***** Dataset *****

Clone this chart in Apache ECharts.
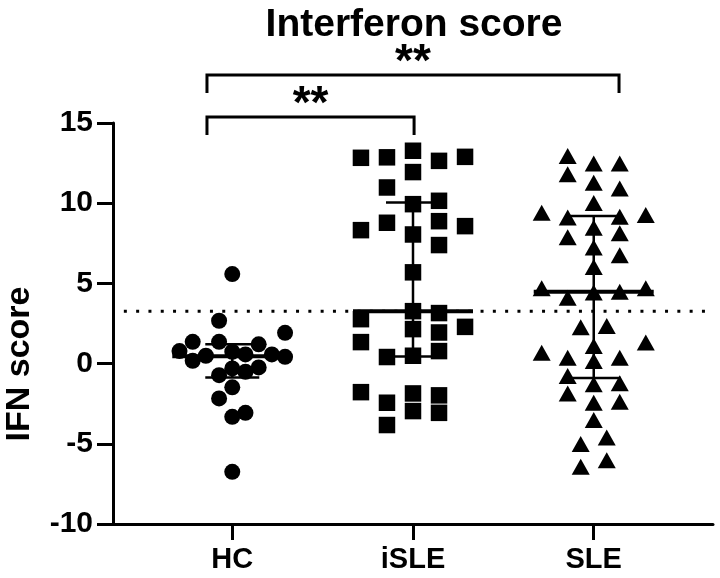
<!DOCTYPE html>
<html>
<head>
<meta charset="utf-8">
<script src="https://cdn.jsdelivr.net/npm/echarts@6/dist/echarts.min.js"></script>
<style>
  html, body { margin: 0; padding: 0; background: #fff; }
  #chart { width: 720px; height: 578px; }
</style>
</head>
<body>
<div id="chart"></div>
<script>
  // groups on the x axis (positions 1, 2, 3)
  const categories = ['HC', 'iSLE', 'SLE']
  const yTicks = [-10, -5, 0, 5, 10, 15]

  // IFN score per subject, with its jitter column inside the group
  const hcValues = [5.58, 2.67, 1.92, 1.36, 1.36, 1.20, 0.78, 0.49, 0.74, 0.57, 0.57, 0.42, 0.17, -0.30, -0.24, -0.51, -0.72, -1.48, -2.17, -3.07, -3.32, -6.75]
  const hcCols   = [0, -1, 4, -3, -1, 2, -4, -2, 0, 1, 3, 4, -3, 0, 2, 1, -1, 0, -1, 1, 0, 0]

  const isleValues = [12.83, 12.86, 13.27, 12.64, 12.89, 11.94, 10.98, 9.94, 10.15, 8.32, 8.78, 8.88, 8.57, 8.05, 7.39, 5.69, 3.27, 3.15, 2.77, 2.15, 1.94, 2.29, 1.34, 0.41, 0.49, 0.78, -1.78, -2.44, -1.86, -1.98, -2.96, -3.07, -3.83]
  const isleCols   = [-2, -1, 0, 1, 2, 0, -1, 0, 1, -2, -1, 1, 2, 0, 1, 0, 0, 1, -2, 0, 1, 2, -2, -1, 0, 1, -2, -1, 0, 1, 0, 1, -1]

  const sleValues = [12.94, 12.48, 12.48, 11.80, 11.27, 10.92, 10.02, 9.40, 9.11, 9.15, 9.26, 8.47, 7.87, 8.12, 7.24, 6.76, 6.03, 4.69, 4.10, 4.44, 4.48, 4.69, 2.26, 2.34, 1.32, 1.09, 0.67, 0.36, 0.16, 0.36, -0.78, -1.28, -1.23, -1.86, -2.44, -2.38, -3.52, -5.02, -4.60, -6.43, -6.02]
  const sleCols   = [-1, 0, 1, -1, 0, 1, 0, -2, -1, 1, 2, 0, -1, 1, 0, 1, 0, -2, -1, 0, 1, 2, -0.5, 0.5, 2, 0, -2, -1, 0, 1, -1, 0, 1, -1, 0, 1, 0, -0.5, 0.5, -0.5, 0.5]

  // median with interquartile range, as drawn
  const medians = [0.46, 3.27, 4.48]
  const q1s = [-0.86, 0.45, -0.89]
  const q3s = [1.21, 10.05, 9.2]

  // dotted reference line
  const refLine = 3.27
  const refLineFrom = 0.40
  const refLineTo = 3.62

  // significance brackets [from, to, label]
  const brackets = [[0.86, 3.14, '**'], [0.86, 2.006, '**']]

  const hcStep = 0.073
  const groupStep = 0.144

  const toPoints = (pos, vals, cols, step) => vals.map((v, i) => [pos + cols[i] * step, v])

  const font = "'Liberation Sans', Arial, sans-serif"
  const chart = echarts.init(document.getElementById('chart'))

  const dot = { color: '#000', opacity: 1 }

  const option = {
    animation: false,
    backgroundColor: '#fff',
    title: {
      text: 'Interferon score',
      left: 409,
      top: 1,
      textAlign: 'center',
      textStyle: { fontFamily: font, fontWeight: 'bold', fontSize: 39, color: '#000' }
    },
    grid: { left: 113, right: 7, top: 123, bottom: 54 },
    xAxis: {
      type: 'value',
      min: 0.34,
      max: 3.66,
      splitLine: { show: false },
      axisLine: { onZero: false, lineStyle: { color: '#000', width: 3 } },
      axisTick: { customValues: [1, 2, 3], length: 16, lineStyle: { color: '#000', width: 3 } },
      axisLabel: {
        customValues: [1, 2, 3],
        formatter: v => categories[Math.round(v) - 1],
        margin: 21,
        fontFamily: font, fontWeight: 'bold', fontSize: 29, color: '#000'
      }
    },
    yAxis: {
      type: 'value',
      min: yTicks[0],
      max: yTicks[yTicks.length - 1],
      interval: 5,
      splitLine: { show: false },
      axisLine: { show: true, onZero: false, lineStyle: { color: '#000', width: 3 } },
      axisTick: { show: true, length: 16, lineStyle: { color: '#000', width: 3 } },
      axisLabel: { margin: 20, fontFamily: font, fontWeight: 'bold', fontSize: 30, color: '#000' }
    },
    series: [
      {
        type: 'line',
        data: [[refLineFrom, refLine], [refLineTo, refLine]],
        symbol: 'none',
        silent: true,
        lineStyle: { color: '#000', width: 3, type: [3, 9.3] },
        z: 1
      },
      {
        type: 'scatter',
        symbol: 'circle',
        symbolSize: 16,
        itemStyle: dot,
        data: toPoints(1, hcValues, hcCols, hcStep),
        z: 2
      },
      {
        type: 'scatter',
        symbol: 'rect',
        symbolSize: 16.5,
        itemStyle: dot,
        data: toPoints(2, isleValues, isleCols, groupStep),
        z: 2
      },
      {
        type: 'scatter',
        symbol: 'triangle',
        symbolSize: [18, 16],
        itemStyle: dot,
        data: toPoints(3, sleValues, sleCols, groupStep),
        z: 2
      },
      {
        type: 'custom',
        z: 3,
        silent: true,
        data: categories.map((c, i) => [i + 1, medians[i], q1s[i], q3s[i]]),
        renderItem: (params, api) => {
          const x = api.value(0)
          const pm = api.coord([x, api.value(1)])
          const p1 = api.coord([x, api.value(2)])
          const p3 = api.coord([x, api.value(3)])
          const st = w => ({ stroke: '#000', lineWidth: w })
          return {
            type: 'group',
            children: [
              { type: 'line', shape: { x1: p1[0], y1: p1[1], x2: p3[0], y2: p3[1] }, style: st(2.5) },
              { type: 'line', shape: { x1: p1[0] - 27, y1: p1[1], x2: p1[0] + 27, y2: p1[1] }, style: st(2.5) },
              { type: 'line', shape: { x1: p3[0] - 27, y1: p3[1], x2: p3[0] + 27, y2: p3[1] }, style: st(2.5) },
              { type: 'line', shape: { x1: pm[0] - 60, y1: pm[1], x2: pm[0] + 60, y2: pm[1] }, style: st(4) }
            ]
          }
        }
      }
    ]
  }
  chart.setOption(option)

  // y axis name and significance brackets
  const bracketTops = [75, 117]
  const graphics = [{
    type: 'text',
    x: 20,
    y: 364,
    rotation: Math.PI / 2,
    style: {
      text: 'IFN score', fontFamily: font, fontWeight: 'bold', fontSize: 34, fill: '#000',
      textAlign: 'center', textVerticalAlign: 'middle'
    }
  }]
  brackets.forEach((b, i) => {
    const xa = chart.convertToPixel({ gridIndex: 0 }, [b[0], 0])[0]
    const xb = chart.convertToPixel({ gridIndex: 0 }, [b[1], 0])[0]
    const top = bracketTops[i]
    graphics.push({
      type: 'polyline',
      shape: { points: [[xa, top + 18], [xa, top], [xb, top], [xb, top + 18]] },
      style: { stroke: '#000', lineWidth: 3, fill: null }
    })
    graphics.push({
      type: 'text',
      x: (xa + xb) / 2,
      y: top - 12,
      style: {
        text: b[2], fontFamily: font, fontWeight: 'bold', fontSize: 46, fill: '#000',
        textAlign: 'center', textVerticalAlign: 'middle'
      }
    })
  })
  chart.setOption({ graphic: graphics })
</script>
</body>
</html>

*****
***** Dataset *****

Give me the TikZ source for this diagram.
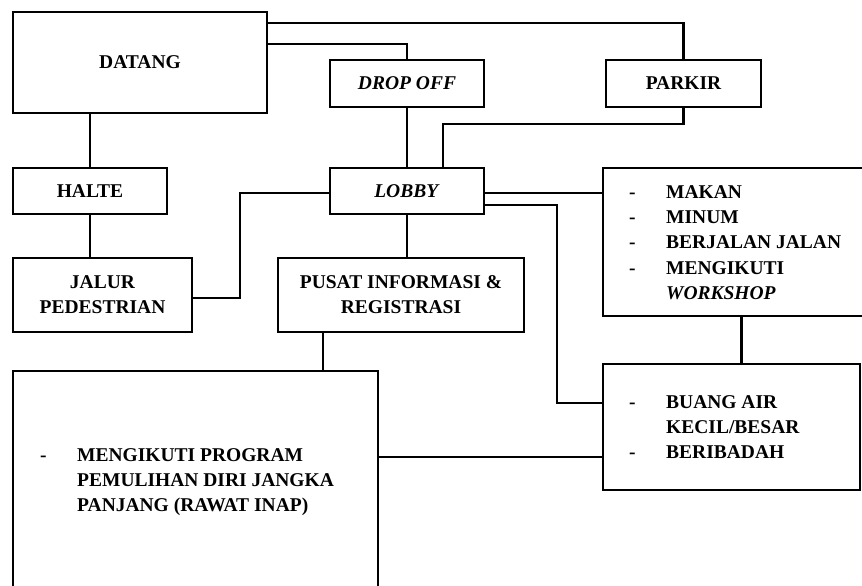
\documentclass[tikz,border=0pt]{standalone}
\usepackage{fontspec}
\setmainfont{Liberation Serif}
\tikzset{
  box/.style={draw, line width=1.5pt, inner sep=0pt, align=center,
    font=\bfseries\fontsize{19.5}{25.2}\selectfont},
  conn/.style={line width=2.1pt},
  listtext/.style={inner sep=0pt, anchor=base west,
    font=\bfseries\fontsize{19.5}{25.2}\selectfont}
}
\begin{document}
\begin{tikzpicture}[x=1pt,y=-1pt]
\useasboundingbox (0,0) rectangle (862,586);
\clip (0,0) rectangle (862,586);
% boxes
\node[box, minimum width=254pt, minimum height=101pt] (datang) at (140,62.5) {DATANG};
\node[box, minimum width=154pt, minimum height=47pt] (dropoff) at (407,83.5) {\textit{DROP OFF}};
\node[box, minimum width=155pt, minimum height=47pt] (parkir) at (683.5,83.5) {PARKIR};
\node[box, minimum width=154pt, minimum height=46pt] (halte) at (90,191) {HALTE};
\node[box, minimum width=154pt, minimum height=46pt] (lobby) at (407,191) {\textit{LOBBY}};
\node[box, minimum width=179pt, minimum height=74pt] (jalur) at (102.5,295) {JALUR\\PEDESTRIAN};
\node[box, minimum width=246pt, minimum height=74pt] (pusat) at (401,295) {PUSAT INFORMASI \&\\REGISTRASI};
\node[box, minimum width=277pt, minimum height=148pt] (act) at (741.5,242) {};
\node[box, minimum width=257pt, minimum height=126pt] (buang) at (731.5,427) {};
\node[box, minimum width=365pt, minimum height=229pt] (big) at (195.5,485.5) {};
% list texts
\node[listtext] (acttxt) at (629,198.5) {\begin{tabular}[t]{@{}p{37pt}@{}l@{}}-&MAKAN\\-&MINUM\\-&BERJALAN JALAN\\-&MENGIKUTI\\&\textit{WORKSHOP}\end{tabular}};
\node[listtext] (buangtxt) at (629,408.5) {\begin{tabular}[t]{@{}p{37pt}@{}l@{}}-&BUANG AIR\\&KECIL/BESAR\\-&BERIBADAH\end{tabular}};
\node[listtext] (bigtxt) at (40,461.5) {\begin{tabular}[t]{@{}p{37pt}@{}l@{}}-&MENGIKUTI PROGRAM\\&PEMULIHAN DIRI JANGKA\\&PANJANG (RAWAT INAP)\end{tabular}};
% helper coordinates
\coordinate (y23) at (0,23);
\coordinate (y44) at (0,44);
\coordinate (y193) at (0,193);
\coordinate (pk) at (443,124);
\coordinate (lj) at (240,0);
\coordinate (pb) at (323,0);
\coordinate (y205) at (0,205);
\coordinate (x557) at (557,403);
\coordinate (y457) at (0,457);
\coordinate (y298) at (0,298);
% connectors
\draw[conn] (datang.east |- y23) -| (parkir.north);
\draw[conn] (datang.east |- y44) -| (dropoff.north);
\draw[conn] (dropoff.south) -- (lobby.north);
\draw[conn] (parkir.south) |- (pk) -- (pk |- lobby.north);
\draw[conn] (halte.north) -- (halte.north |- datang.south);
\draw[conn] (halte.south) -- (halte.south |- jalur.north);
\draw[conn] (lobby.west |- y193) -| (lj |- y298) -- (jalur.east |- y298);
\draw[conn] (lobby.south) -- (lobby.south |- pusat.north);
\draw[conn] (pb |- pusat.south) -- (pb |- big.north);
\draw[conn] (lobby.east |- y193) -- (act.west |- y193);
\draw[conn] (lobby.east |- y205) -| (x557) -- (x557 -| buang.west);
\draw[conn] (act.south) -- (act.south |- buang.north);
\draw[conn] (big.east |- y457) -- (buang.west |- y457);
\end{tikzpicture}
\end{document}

*****

From the material above, reproduce only what runs from the line holding "Clone this chart in Apache ECharts." down to the line holding "const yTicks = [-10, -5, 0, 5, 10, 15]", both included, pictures excluded.

Clone this chart in Apache ECharts.
<!DOCTYPE html>
<html>
<head>
<meta charset="utf-8">
<script src="https://cdn.jsdelivr.net/npm/echarts@6/dist/echarts.min.js"></script>
<style>
  html, body { margin: 0; padding: 0; background: #fff; }
  #chart { width: 720px; height: 578px; }
</style>
</head>
<body>
<div id="chart"></div>
<script>
  // groups on the x axis (positions 1, 2, 3)
  const categories = ['HC', 'iSLE', 'SLE']
  const yTicks = [-10, -5, 0, 5, 10, 15]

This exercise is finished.